WORK INSTRUCTIONS:
Set the lines down again exactly, first line through the line that contains "import pandas as pd", with no pictures.

- - -

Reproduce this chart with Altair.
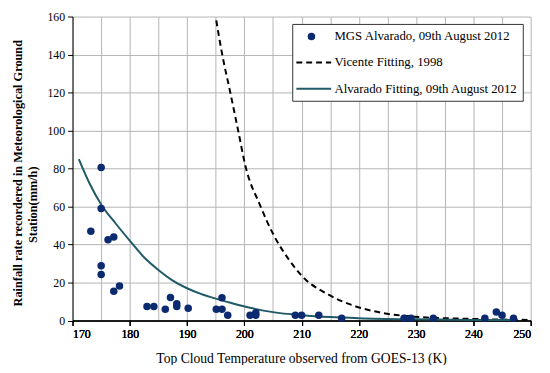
import altair as alt
import pandas as pd

# Observed points (MGS Alvarado, 09th August 2012)
obs_x = [173.2, 175.0, 175.0, 175.0, 175.0, 176.2, 177.2, 177.2, 178.2, 183.0, 184.2, 186.2,
         187.1, 188.2, 188.2, 190.2, 195.1, 196.1, 196.1, 197.1, 201.0, 202.0, 202.0, 208.9,
         210.0, 213.0, 217.0, 227.9, 229.1, 233.0, 242.0, 244.0, 245.0, 247.0]
obs_y = [47.0, 80.6, 59.0, 28.8, 24.2, 42.5, 44.0, 15.4, 18.1, 7.4, 7.4, 5.9,
         12.1, 8.8, 7.4, 6.4, 5.9, 12.0, 5.9, 2.8, 2.8, 4.1, 2.8, 2.8,
         2.8, 2.8, 1.2, 1.2, 1.2, 1.2, 1.2, 4.5, 2.8, 1.2]

# Vicente fitting, 1998 (dashed)
vic_x = [195.1, 196.1, 197.5, 198.9, 200.2, 202.7, 205.2, 207.8, 210.1, 214.7, 219.3, 223.9, 229.7, 240.0, 250.0]
vic_y = [158.0, 140.6, 120.7, 100.3, 81.2, 61.0, 44.5, 32.0, 23.3, 13.6, 7.6, 4.1, 2.0, 0.8, 0.3]

# Alvarado fitting, 09th August 2012 (solid teal)
alv_x = [171.1, 173.0, 175.0, 177.6, 180.2, 182.7, 185.0, 187.3, 189.9, 192.4, 195.0, 197.6, 200.4,
         205.0, 210.0, 215.0, 220.0, 230.0, 240.0, 247.0]
alv_y = [85.0, 72.0, 61.1, 50.8, 41.3, 32.6, 26.6, 21.4, 17.1, 14.0, 11.5, 9.3, 7.1,
         4.4, 2.8, 1.8, 1.2, 0.6, 0.3, 0.2]

legend_labels = ["MGS Alvarado, 09th August 2012", "Vicente Fitting, 1998", "Alvarado Fitting, 09th August 2012"]
x_title = "Top Cloud Temperature  observed from GOES-13  (K)"
y_title = ["Rainfall rate recordered in  Meteorological Ground", "Station(mm/h)"]

FONT = "Liberation Serif"
NAVY = "#0b2a6f"
TEAL = "#1f5a66"
GRID = "#b4b4b4"

W, H = 465, 308.5

obs = pd.DataFrame({"x": obs_x, "y": obs_y})
vic = pd.DataFrame({"x": vic_x, "y": vic_y})
alv = pd.DataFrame({"x": alv_x, "y": alv_y})

xscale = alt.Scale(domain=[170, 250], nice=False)
yscale = alt.Scale(domain=[0, 160], nice=False)

grid_x = alt.X("x:Q", scale=xscale,
               axis=alt.Axis(values=list(range(170, 251, 5)), grid=True, gridColor=GRID,
                             labels=False, ticks=False, domain=False, title=None, orient="bottom"))
main_x = alt.X("x:Q", scale=xscale,
               axis=alt.Axis(values=list(range(170, 251, 10)), grid=False, title=None,
                             orient="bottom", tickSize=5, labelPadding=3,
                             labelFont=FONT, labelFontSize=12, labelColor="#000",
                             tickColor="#000", domainColor="#000"))
main_y = alt.Y("y:Q", scale=yscale,
               axis=alt.Axis(values=list(range(0, 161, 20)), grid=True, gridColor=GRID, title=None,
                             tickSize=5, labelPadding=3,
                             labelFont=FONT, labelFontSize=12, labelColor="#000",
                             tickColor="#000", domainColor="#000"))

grid_layer = alt.Chart(obs).mark_point(opacity=0).encode(x=grid_x, y=main_y)

vic_line = alt.Chart(vic).mark_line(color="#000", strokeWidth=2, strokeDash=[6, 4], interpolate="monotone").encode(
    x=main_x, y=main_y)
alv_line = alt.Chart(alv).mark_line(color=TEAL, strokeWidth=2, interpolate="monotone").encode(
    x=main_x, y=main_y)
pts = alt.Chart(obs).mark_circle(color=NAVY, opacity=1, size=58).encode(x=main_x, y=main_y)

# legend box (drawn manually)
one = pd.DataFrame({"a": [0]})
box = alt.Chart(one).mark_rect(fill="white", stroke="#333", strokeWidth=1).encode(
    x=alt.value(223.5), x2=alt.value(457.5), y=alt.value(8), y2=alt.value(86))
leg_pt = alt.Chart(one).mark_circle(color=NAVY, opacity=1, size=58).encode(
    x=alt.value(242.5), y=alt.value(20.3))
leg_dash = alt.Chart(one).mark_rule(color="#000", strokeWidth=2, strokeDash=[6, 4]).encode(
    x=alt.value(227.2), x2=alt.value(262.5), y=alt.value(46.7))
leg_solid = alt.Chart(one).mark_rule(color=TEAL, strokeWidth=2).encode(
    x=alt.value(227.2), x2=alt.value(262.5), y=alt.value(73.3))
leg_text = alt.Chart(pd.DataFrame({"t": legend_labels, "yy": [20.3, 46.7, 73.3]})).mark_text(
    font=FONT, fontSize=13, align="left", baseline="middle", color="#000").encode(
    x=alt.value(265.8), y=alt.Y("yy:Q", scale=None), text="t:N")

xt = alt.Chart(one).mark_text(font=FONT, fontSize=13.8, fontWeight="normal", align="center",
                              baseline="alphabetic", color="#000", text=x_title).encode(
    x=alt.value(W / 2), y=alt.value(352))
yt1 = alt.Chart(one).mark_text(font=FONT, fontSize=12.5, fontWeight="bold", angle=270, align="center",
                               baseline="middle", color="#000", text=y_title[0]).encode(
    x=alt.value(-55.5), y=alt.value(159))
yt2 = alt.Chart(one).mark_text(font=FONT, fontSize=12.5, fontWeight="bold", angle=270, align="center",
                               baseline="middle", color="#000", text=y_title[1]).encode(
    x=alt.value(-40.5), y=alt.value(191))

chart = alt.layer(grid_layer, vic_line, alv_line, pts, box, leg_pt, leg_dash, leg_solid, leg_text,
                  xt, yt1, yt2
).resolve_axis(x="independent").properties(
    width=W, height=H,
    autosize=alt.AutoSizeParams(type="none"),
    padding={"left": 65.5, "top": 6, "right": 11.5, "bottom": 42.5},
).configure_view(stroke=None).configure_axis(
    labelFont=FONT, labelFontSize=12, labelColor="#000",
    tickColor="#000", domainColor="#000",
)

chart.save("out.html", embed_options={"renderer": "svg", "actions": False})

- - -

PROBLEM SOLUTION:
Reproduce this chart with Altair.
import altair as alt
import pandas as pd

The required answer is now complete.